It did not suprise me to find an article about Unix on the 2011 last issue of the IEEE Spectrum magazine. While start reading the article, that I found quite accurate and precise, I was thinking it was a tribute to the great Dennis Ritchie (dmr), one of the Unix inventors. Surprisingly, it was not!
The article tells about the Unix history, but did not report at all any tribute to dmr, except for this three lines statement:
Many other, often very personal, tributes to Ritchie and his enormous influence on computing were widely shared after his death this past October.

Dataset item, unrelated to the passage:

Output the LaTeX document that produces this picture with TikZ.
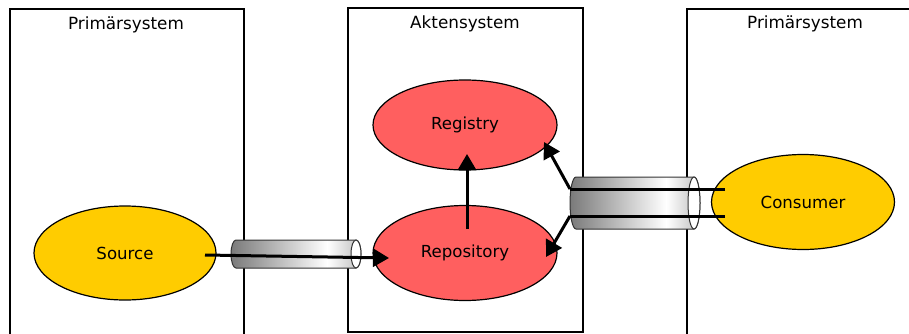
\documentclass[tikz,border=0pt]{standalone}
\usepackage{fontspec}
\setmainfont{DejaVu Sans}
\usetikzlibrary{arrows.meta,shapes.geometric}
\definecolor{pipedark}{HTML}{7A7A7A}
\definecolor{pipelight}{HTML}{BDBDBD}
\definecolor{ylw}{HTML}{FFCC00}
\definecolor{rd}{HTML}{FF5F5F}
\pgfdeclarehorizontalshading{pipeshade}{100bp}{color(0bp)=(pipedark); color(25bp)=(pipedark); color(62bp)=(white); color(75bp)=(pipelight); color(100bp)=(pipelight)}
\begin{document}
\begin{tikzpicture}[x=1pt,y=-1pt,
  every node/.style={font=\fontsize{16.6}{19}\selectfont},
  title/.style={font=\fontsize{16.8}{19}\selectfont},
  sysbox/.style={draw, line width=1.2pt, fill=white, inner sep=0pt},
  ell/.style={ellipse, draw, line width=1.2pt, inner sep=0pt},
  pipebody/.style={shading=pipeshade, draw=black!80, line width=1pt},
  pipeend/.style={fill=white, draw=black!80, line width=1pt},
  conn/.style={line width=3pt, -{Triangle[length=16pt,width=18pt]}},
  plain/.style={line width=3pt}]
\useasboundingbox (0,0) rectangle (909,334);
\clip (0,0) rectangle (909,334);
% system boxes
\node[sysbox, minimum width=234pt, minimum height=336pt] (sysL) at (127,177) {};
\node[sysbox, minimum width=235pt, minimum height=324pt] (sysM) at (465.5,170) {};
\node[sysbox, minimum width=243pt, minimum height=336pt] (sysR) at (808.5,177) {};
\node[title] (tL) at (126,25) {Primärsystem};
\node[title] (tM) at (465,24) {Aktensystem};
\node[title] (tR) at (805,24) {Primärsystem};
% pipes
\path[pipebody] (236,240) -- (356,240) arc[start angle=-90, end angle=90, x radius=5, y radius=14] -- (236,268) arc[start angle=90, end angle=270, x radius=5, y radius=14] -- cycle;
\draw[pipeend] (356,254) ellipse[x radius=5, y radius=14];
\path[pipebody] (576,177) -- (694,177) arc[start angle=-90, end angle=90, x radius=6, y radius=26] -- (576,229) arc[start angle=90, end angle=270, x radius=6, y radius=26] -- cycle;
\draw[pipeend] (694,203) ellipse[x radius=6, y radius=26];
% ellipses
\node[ell, fill=ylw, minimum width=182pt, minimum height=94pt] (source) at (125,253) {Source};
\node[ell, fill=rd, minimum width=184pt, minimum height=90pt] (registry) at (465,125) {Registry};
\node[ell, fill=rd, minimum width=184pt, minimum height=95pt] (repository) at (465,253) {Repository};
\node[ell, fill=ylw, minimum width=183pt, minimum height=95pt] (consumer) at (803,202) {Consumer};
% connector points
\coordinate (srcOut) at (205,255);
\coordinate (repIn) at (389,258);
\coordinate (repUp) at (467,229);
\coordinate (regIn) at (467,154);
\coordinate (conA) at (725,189);
\coordinate (jA) at (570,189);
\coordinate (regSide) at (544,142);
\coordinate (conB) at (725,216);
\coordinate (jB) at (570,216);
\coordinate (repSide) at (546,257);
\draw[conn] (srcOut) -- (repIn);
\draw[conn] (repUp) -- (regIn);
\draw[plain] (conA) -- (jA);
\draw[conn] (jA) -- (regSide);
\draw[plain] (conB) -- (jB);
\draw[conn] (jB) -- (repSide);
\end{tikzpicture}
\end{document}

The article also did not include a personal photo of Mr. Ritchie, or better, it does include the classical and well known picture of him with his friend and colleague Mr. Thompson, but it also includes a personal photo of the latter and none of Mr. Ritchie. I'm not going to accuse IEEE Spectrum, and IEEE in general, since it did a blog post about the death of Mr. Ritchie. Nevertheless I find this article is missing a great tribute to one of the men that changed the world at all. Without Mr. Ritchie (and the others) we would not have any sort of *nix, including the one that runs on smartphones, tablet, and so on. While blog posts are going to survive much longer than printed paper, I think that not doing a tribute to Mr. Ritchie in one of the mainstream magazines of IEEE has been a lack.
Similar considerations can be done for the missing of Mr. Jobs. While I'm not a fan of the latter, I think that a "computing" magazine should not have missed such kind of tributes.